Ed Goulet, who received his bachelor’s degree in business administration, watched from his home in Plymouth. He was planning to celebrate his graduation with family and friends at “a pretty big party” that his wife Christine had planned at a brewery, until the coronavirus scuttled all plans.
“This is pretty special to me,” said Goulet, a 2006 graduate of Coyle & Cassidy High School in Taunton. “It’s been a long time coming.”
Goulet works in as a marine technician in Mashpee, delivering and repairing boats. A few years ago, he decided to wanted to move into management, so he enrolled in online classes at UMass Lowell. He had tried other colleges before, but the fit was never “right.”
“I heard UMass Lowell’s online program was really good. I took two classes a semester while I worked and it was great,” said Goulet.
Stacey Nwachukwu of Boston earned a bachelor’s degree in public health, and will continue on at UML for her master’s degree in the fall. Under the current circumstances, she did not have plans for a big graduation celebration.
“This certainly isn’t what anyone expected,” Nwachukwu said. “It’s the first pandemic that I am old enough to understand. With time, things will get back to normal.”
"We served as essential personnel in hospitals, grocery stores, gas stations and pharmacies – and performed a whole array of other services. We continued programs like the String Project, for kids in the Lowell community, by making music online, something previously dismissed as impossible. We donated whatever we could to help control the pandemic, while working tirelessly to find technologies to stop it,” she said.
Record logged a perfect 4.0 grade-point average, one of more than 100 graduates to do so.
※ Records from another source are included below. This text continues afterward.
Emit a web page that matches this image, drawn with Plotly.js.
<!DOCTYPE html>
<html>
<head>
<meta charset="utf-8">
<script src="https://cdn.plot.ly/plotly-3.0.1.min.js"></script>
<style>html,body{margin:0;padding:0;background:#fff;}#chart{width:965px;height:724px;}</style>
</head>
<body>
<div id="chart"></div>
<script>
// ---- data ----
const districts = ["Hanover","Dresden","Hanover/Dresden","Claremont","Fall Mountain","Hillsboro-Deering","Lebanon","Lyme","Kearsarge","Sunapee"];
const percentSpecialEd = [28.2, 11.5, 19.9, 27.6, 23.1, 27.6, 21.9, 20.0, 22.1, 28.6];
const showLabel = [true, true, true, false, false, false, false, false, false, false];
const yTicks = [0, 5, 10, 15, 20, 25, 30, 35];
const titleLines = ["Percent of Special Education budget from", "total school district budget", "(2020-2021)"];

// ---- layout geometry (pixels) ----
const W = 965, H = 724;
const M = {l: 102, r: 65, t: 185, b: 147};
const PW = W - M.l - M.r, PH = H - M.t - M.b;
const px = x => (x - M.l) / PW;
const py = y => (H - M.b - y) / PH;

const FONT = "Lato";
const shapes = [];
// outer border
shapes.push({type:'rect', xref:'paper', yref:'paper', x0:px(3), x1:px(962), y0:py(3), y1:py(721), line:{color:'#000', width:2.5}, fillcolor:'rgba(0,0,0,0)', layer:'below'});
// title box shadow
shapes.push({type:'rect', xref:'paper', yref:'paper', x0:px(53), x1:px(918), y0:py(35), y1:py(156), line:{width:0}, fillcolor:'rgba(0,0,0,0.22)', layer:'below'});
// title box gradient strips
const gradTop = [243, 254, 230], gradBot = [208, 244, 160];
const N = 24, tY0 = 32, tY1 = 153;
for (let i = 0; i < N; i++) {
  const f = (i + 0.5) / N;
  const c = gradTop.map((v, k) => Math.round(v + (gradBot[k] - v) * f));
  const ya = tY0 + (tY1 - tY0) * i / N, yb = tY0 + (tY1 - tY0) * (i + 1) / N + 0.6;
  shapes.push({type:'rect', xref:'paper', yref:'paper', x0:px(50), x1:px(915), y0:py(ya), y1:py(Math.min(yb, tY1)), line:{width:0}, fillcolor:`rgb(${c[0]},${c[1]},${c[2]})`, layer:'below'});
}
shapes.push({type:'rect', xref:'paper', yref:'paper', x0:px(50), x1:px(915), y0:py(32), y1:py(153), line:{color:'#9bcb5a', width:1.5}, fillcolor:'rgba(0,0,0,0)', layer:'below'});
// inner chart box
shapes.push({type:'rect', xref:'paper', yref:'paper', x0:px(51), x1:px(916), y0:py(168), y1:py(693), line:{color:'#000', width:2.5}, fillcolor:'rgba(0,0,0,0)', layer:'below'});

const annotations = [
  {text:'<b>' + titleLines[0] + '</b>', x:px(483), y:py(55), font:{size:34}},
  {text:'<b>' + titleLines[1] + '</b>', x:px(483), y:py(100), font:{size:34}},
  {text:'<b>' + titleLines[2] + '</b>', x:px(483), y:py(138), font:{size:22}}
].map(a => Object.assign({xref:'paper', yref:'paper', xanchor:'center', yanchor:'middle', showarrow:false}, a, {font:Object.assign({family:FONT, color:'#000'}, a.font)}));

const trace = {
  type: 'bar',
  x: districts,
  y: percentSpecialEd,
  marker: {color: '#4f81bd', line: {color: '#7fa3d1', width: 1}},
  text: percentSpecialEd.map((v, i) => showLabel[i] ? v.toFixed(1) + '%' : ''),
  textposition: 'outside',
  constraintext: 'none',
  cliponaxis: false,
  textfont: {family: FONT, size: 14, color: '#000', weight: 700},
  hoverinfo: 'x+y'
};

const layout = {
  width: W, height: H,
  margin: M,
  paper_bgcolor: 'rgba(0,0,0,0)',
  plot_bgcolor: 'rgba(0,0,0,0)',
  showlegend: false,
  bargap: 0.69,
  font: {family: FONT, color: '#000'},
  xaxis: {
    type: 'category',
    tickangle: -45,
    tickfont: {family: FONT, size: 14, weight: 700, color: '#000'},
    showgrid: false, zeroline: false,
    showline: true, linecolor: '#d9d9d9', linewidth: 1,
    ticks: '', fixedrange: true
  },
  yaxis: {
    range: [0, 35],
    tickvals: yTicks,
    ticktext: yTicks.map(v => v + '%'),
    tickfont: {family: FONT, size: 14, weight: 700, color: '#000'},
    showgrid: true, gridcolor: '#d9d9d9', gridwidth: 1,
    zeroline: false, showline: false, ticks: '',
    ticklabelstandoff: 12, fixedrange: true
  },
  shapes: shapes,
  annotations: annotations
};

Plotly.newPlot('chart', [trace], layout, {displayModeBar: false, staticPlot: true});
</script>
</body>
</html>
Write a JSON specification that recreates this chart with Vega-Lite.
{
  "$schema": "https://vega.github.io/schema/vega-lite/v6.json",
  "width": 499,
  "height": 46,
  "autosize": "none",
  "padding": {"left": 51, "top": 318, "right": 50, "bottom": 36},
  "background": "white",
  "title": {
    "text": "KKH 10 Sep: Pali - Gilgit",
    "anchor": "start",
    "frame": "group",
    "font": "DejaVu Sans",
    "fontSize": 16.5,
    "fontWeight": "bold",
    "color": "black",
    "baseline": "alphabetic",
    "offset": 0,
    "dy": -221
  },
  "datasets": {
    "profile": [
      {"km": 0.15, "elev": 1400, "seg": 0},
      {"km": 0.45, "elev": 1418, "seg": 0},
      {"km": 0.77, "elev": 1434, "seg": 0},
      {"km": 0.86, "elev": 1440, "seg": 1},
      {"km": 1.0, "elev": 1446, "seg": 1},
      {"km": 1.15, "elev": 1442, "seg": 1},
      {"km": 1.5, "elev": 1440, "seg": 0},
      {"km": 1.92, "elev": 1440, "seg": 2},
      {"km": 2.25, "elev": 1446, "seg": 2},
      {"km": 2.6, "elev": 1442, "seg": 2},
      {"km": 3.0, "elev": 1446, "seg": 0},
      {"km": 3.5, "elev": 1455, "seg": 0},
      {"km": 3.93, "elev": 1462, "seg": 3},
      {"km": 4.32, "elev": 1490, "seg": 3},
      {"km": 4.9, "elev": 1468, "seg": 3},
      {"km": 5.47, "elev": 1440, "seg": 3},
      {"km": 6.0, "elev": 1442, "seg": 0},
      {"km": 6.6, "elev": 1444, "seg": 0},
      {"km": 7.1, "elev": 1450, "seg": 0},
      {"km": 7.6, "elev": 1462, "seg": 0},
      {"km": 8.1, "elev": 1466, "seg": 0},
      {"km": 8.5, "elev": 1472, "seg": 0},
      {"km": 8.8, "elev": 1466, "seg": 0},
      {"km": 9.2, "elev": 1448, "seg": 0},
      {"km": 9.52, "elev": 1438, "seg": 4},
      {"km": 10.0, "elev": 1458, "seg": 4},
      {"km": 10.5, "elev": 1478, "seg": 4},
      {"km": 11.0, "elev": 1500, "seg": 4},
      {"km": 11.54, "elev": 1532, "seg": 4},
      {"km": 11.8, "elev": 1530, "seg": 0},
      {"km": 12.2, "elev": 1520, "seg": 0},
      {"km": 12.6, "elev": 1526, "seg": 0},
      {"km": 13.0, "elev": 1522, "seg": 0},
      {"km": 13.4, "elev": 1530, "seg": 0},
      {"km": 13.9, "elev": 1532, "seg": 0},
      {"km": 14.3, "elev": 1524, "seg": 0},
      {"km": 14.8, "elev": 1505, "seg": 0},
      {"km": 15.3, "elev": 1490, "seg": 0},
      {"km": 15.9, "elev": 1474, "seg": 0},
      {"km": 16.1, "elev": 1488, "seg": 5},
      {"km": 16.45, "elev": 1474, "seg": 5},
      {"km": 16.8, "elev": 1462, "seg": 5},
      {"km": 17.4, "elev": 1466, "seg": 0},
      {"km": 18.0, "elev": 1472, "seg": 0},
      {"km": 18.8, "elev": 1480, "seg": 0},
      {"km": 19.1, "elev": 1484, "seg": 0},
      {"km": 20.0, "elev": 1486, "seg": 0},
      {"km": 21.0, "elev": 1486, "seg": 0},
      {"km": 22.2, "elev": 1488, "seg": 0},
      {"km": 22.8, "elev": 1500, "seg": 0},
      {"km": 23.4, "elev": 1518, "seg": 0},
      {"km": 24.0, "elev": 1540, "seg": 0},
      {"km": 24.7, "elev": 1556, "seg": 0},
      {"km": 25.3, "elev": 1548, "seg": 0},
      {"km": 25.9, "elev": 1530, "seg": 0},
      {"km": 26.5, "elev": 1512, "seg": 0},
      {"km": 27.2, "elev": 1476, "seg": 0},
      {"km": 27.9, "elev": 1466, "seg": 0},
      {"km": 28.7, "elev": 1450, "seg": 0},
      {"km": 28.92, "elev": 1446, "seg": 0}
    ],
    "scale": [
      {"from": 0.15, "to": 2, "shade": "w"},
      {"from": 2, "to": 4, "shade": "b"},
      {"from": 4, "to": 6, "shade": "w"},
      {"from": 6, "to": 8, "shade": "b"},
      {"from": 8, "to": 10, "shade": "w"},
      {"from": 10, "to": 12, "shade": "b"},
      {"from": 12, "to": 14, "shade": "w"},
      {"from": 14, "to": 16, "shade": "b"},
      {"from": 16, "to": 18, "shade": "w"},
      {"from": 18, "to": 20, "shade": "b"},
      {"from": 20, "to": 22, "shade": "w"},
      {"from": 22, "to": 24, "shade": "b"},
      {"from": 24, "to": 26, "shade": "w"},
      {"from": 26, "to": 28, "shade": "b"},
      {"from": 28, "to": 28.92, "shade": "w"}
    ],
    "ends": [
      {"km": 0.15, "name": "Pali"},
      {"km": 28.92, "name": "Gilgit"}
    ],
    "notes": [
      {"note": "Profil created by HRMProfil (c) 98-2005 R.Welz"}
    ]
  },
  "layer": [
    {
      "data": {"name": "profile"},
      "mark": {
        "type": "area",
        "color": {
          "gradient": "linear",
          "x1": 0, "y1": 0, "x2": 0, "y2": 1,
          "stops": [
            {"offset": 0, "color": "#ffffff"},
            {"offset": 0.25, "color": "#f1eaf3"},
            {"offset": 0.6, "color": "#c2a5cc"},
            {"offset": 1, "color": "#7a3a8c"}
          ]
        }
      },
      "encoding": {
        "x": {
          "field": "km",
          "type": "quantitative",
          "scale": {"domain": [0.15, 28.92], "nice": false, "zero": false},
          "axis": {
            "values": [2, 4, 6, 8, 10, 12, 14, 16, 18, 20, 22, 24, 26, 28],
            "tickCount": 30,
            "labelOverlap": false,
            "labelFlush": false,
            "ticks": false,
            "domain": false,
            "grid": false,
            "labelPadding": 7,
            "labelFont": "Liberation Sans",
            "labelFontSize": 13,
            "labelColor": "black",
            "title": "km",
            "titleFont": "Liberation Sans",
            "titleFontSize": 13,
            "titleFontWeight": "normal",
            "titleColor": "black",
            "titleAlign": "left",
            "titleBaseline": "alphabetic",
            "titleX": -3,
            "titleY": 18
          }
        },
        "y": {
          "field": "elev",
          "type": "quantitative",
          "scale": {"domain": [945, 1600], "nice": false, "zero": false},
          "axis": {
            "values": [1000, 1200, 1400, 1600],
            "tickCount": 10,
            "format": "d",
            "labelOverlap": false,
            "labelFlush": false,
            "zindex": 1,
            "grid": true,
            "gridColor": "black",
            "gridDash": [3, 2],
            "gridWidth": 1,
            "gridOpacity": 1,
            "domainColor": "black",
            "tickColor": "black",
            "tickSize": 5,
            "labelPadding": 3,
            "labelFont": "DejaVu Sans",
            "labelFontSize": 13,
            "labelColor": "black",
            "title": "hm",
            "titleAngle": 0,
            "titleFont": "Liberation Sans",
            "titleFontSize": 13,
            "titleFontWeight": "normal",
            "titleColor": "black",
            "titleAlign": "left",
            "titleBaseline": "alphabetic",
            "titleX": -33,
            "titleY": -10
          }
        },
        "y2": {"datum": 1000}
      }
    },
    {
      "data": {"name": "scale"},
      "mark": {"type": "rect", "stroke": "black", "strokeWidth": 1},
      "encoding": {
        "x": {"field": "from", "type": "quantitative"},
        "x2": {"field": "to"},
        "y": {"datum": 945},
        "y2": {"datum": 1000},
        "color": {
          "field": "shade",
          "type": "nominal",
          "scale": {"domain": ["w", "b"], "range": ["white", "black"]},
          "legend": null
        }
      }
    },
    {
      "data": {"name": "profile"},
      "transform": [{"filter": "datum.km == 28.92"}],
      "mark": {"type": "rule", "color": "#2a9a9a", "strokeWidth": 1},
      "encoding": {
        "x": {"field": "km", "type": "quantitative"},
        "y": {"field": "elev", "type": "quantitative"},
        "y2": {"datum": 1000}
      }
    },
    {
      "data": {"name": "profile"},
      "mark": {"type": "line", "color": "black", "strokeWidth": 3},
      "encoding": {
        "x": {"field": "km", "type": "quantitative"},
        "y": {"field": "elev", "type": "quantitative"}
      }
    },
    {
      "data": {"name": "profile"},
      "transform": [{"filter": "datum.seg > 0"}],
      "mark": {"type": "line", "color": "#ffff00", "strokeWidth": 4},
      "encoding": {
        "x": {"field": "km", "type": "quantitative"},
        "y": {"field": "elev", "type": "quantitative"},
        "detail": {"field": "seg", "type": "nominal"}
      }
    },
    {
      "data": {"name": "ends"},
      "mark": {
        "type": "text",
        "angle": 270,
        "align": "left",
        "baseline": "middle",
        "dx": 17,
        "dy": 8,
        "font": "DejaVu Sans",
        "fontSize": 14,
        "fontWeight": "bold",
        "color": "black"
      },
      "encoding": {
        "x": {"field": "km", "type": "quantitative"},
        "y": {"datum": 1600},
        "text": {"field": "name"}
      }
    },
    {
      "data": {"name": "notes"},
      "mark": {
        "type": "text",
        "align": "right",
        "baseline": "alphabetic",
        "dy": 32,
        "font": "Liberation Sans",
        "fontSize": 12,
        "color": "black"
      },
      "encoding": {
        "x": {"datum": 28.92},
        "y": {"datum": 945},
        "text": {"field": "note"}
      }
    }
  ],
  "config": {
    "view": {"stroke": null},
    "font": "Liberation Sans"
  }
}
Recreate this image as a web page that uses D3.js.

The criminal justice major is heading to Boston’s Suffolk University Law School on a full scholarship.
Ending her Commencement address, Record quoted the Dropkick Murphys, Boston’s rock ambassadors and their song “The Warrior’s Code,” about the tenacity of Lowell native boxer Micky Ward.
“You make the best of the hand you’re dealt, because a quitter never wins,” Record said in quoting the lyric. “And the kid from Lowell rises to the bell.”
Immediately following Record’s address, a special video greeting from the Dropkick Murphys aired.
The virtual ceremony incorporated numerous traditional graduation elements. The UMass Lowell Chamber Singers performed the National Anthem (via Zoom), and the UMass Lowell Army and Air Force ROTC Color Guard presented the colors.
Following the universitywide Commencement, each school and college recognized individual graduates in separate ceremonies. Deans Eleanor Abrams (College of Education), Luis Falcon (College of Fine Arts, Humanities and Social Sciences), Shortie McKinney (Zuckerberg College of Health Sciences), Noureddine Melikechi (Kennedy College of Sciences), Sandra Richtermeyer (Manning School of Business) and James Sherwood (Francis College of Engineering) led their respective school celebrations.
Earlier in the day, the Honors College held an informal celebration of its record class of 177 Commonwealth Honors Scholars. Over Zoom, faculty and staff announced three awards to students and played a video of the seniors’ graduation photos and honors capstone presentations.
Honors Dean Jim Canning and the Honors College faculty and staff raised a glass to toast all of the graduates as Canning urged them to repeat a three-part pledge after him: “Live well. Be adventurous. Laugh a lot.”